VTEX — Vtex
NYSE
Q4 2025 Earnings Call Summary
February 27, 2026
VTEX Q4 2025 Earnings Call Summary
1. Key Financial Results and Metrics
- GMV (Gross Merchandise Value): $6.3 billion in Q4, up 17.2% YoY (10.0% FX-neutral). Full-year GMV reached $20.5 billion, growing 12.1% in USD and 12.9% FX-neutral.
- Subscription Revenue: $66.7 million in Q4, a 12.2% YoY increase (5.4% FX-neutral). Full-year subscription revenue was $234.9 million, up 7.9% in USD and 9.5% FX-neutral.
- Net Revenue Retention: 99.5% in FX-neutral terms, with stable annual dollar churn.
- Gross Margins: Subscription gross margin improved to 81.8% in Q4 (up from 78.8% YoY), driven by AI automation in customer support.
- Operating Income: $16.2 million in Q4, with an operating margin of 23.8% (up from 19.9% YoY). Free cash flow was $11.1 million, representing a 16.3% margin.
2. Strategic Updates and Business Highlights
- Growth Levers: VTEX is focusing on four key growth areas: global expansion, B2B commerce, retail media, and AI integration.
- Global Expansion: Subscription revenue from global markets grew 22% in 2025, with a notable partnership with Manchester City.
- B2B Commerce: Significant traction, with half of new deals in the U.S. and EMEA being B2B-related.
- Retail Media: Transitioned from pilot to a core revenue engine, with successful campaigns driving significant conversion rate improvements for clients.
- AI Integration: AI-driven initiatives have led to operational efficiencies and enhanced product offerings, including customer support automation.
3. Forward Guidance and Outlook
- Q1 2026 Expectations: Subscription revenue is projected to grow at a mid-single-digit percentage rate FX-neutral. Gross profit is expected to grow at a high single-digit percentage rate.
- Full-Year 2026 Targets: Subscription revenue growth anticipated at mid- to high single-digit percentages FX-neutral. Gross profit expected to grow at a high single-digit to low teens percentage rate.
- Profitability: Non-GAAP income from operations targeted in the low 20s percentage margin for 2026.
4. Bad News, Challenges, or Points of Concern
- Sales Cycle Elongation: The decision-making process for enterprise customers has lengthened due to macroeconomic uncertainties and the evolving landscape of AI, impacting new contract signings.
- Market Conditions: Continued softness in consumer spending in Brazil and Argentina has affected same-store sales growth, which was reported at 6.8% FX-neutral.
- Competitive Pressures: The evolving AI landscape presents both opportunities and risks, as companies adapt to new technologies and customer expectations.
5. Notable Q&A Insights
- Sales Cycle Feedback: Management noted that while win rates remain stable, the sales cycle elongation is a market-wide issue, not unique to VTEX.

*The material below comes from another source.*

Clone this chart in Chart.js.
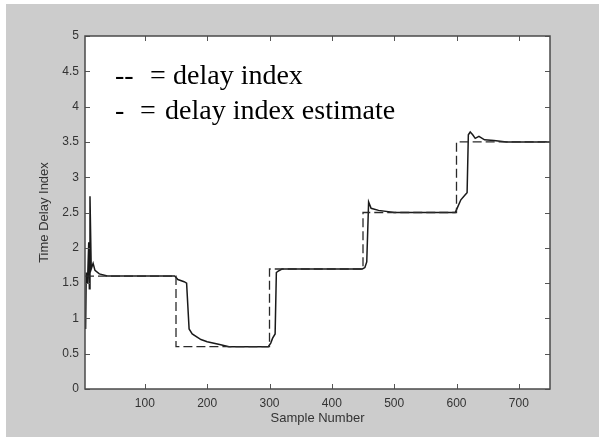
<!DOCTYPE html>
<html>
<head>
<meta charset="utf-8">
<script src="https://cdn.jsdelivr.net/npm/chart.js@4.4.1/dist/chart.umd.min.js"></script>
<style>
    html, body { margin: 0; padding: 0; background: #fff; }
    #wrap { width: 599px; height: 437px; }
</style>
</head>
<body>
<div id="wrap"><canvas id="delayChart" width="599" height="437"></canvas></div>
<script>
// true delay index (dashed), step changes every 150 samples
const delaySamples = [4, 150, 150, 300, 300, 450, 450, 600, 600, 750];
const delayValues  = [1.6, 1.6, 0.6, 0.6, 1.7, 1.7, 2.5, 2.5, 3.5, 3.5];

// estimated delay index (solid)
const estSamples = [5, 6, 8, 10, 11, 12, 14, 17, 20, 27, 40, 148, 153, 163, 167, 171, 176, 190, 200, 220, 235,
                    298, 302, 305, 309, 311, 314, 320, 340, 449, 453, 456, 459, 463, 475, 500,
                    598, 602, 607, 614, 617, 619, 622, 626, 630, 636, 645, 660, 680, 750];
const estValues  = [0.85, 1.65, 1.5, 2.08, 1.42, 2.73, 1.7, 1.78, 1.68, 1.63, 1.6, 1.6, 1.55, 1.52, 1.5, 0.85, 0.78, 0.7, 0.67, 0.63, 0.6,
                    0.6, 0.65, 0.72, 0.78, 1.65, 1.67, 1.7, 1.7, 1.7, 1.72, 1.8, 2.65, 2.56, 2.53, 2.5,
                    2.5, 2.58, 2.68, 2.75, 2.78, 3.6, 3.64, 3.6, 3.55, 3.58, 3.53, 3.52, 3.5, 3.5];

const xTicks = [100, 200, 300, 400, 500, 600, 700];
const yTicks = [0, 0.5, 1, 1.5, 2, 2.5, 3, 3.5, 4, 4.5, 5];

const legendLines = [
    { mark: '--', eq: '=', text: 'delay index' },
    { mark: '-', eq: '=', text: 'delay index estimate' }
];

function toPoints(xs, ys) {
    return xs.map((x, i) => ({ x: x, y: ys[i] }));
}

// figure background: gray panel, white axes box
const backgroundPlugin = {
    id: 'figureBackground',
    beforeDraw(chart) {
        const { ctx, chartArea } = chart;
        ctx.save();
        ctx.fillStyle = '#ffffff';
        ctx.fillRect(0, 0, chart.width, chart.height);
        ctx.fillStyle = '#cccccc';
        ctx.fillRect(6, 4, chart.width - 6, chart.height - 4);
        ctx.fillStyle = '#ffffff';
        ctx.fillRect(chartArea.left, chartArea.top, chartArea.right - chartArea.left, chartArea.bottom - chartArea.top);
        ctx.restore();
    }
};

// matlab style box with inward ticks on all four sides
const boxPlugin = {
    id: 'matlabBox',
    afterDatasetsDraw(chart) {
        const { ctx, chartArea } = chart;
        const xs = chart.scales.x;
        const ys = chart.scales.y;
        const len = 5;
        ctx.save();
        ctx.strokeStyle = '#555555';
        ctx.lineWidth = 1;
        ctx.beginPath();
        xs.ticks.forEach((t, i) => {
            const px = Math.round(xs.getPixelForTick(i)) + 0.5;
            ctx.moveTo(px, chartArea.bottom);
            ctx.lineTo(px, chartArea.bottom - len);
            ctx.moveTo(px, chartArea.top);
            ctx.lineTo(px, chartArea.top + len);
        });
        ys.ticks.forEach((t, i) => {
            const py = Math.round(ys.getPixelForTick(i)) + 0.5;
            ctx.moveTo(chartArea.left, py);
            ctx.lineTo(chartArea.left + len, py);
            ctx.moveTo(chartArea.right, py);
            ctx.lineTo(chartArea.right - len, py);
        });
        ctx.stroke();
        ctx.lineWidth = 1.5;
        ctx.strokeStyle = '#4a4a4a';
        ctx.strokeRect(chartArea.left, chartArea.top, chartArea.right - chartArea.left, chartArea.bottom - chartArea.top);
        ctx.restore();
    }
};

// hand written legend text inside the axes
const noteTextPlugin = {
    id: 'noteText',
    afterDraw(chart) {
        const { ctx, chartArea } = chart;
        const x0 = chartArea.left + 30;
        const rows = [
            { base: chartArea.top + 48, eqX: x0 + 35, textX: x0 + 58 },
            { base: chartArea.top + 83, eqX: x0 + 25, textX: x0 + 50 }
        ];
        ctx.save();
        ctx.fillStyle = '#000000';
        ctx.font = '28px "Liberation Serif", "Times New Roman", serif';
        ctx.textBaseline = 'alphabetic';
        legendLines.forEach((line, i) => {
            const r = rows[i];
            ctx.fillText(line.mark, x0, r.base);
            ctx.fillText(line.eq, r.eqX, r.base);
            ctx.fillText(line.text, r.textX, r.base);
        });
        ctx.restore();
    }
};

const labelFont = { family: '"Liberation Sans", Arial, sans-serif', size: 12 };
const titleFont = { family: '"Liberation Sans", Arial, sans-serif', size: 13 };

new Chart(document.getElementById('delayChart'), {
    type: 'line',
    data: {
        datasets: [
            {
                label: 'delay index',
                data: toPoints(delaySamples, delayValues),
                borderColor: '#2a2a2a',
                borderWidth: 1.3,
                borderDash: [9, 4],
                pointRadius: 0,
                tension: 0,
                fill: false
            },
            {
                label: 'delay index estimate',
                data: toPoints(estSamples, estValues),
                borderColor: '#1a1a1a',
                borderWidth: 1.5,
                pointRadius: 0,
                tension: 0,
                fill: false
            }
        ]
    },
    options: {
        responsive: false,
        animation: false,
        devicePixelRatio: 1,
        layout: { padding: { left: 6, top: 36, right: 49, bottom: 0 } },
        plugins: {
            legend: { display: false },
            tooltip: { enabled: false }
        },
        scales: {
            x: {
                type: 'linear',
                min: 4,
                max: 750,
                afterBuildTicks: scale => { scale.ticks = xTicks.map(v => ({ value: v })); },
                afterFit: scale => { scale.height = 48; },
                grid: { display: false, drawTicks: false },
                border: { display: false },
                ticks: { padding: 7, color: '#333333', font: labelFont, autoSkip: false, maxRotation: 0, callback: v => String(v) },
                title: { display: true, text: 'Sample Number', color: '#333333', font: titleFont, padding: { top: 0, bottom: 11 } }
            },
            y: {
                type: 'linear',
                min: 0,
                max: 5,
                afterBuildTicks: scale => { scale.ticks = yTicks.map(v => ({ value: v })); },
                afterFit: scale => { scale.width = 79; },
                grid: { display: false, drawTicks: false },
                border: { display: false },
                ticks: { padding: 6, color: '#333333', font: labelFont, autoSkip: false, callback: v => String(v) },
                title: { display: true, text: 'Time Delay Index', color: '#333333', font: titleFont, padding: { top: 31, bottom: 0 } }
            }
        }
    },
    plugins: [backgroundPlugin, boxPlugin, noteTextPlugin]
});
</script>
</body>
</html>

- AI's Role: AI is seen as a transformative force, with the potential to enhance software offerings and operational efficiencies. Management emphasized the importance of being a reliable partner in AI-driven commerce.
- Capital Allocation: The company announced a $50 million share repurchase program, reflecting confidence in its cash generation and commitment to long-term value creation.
- B2B Pipeline: The B2B segment is gaining traction, with a focus on modernizing enterprise systems and expanding the addressable market.
Overall, VTEX is navigating a challenging macro environment while investing in strategic growth areas, maintaining profitability, and adapting to the evolving landscape of commerce and technology.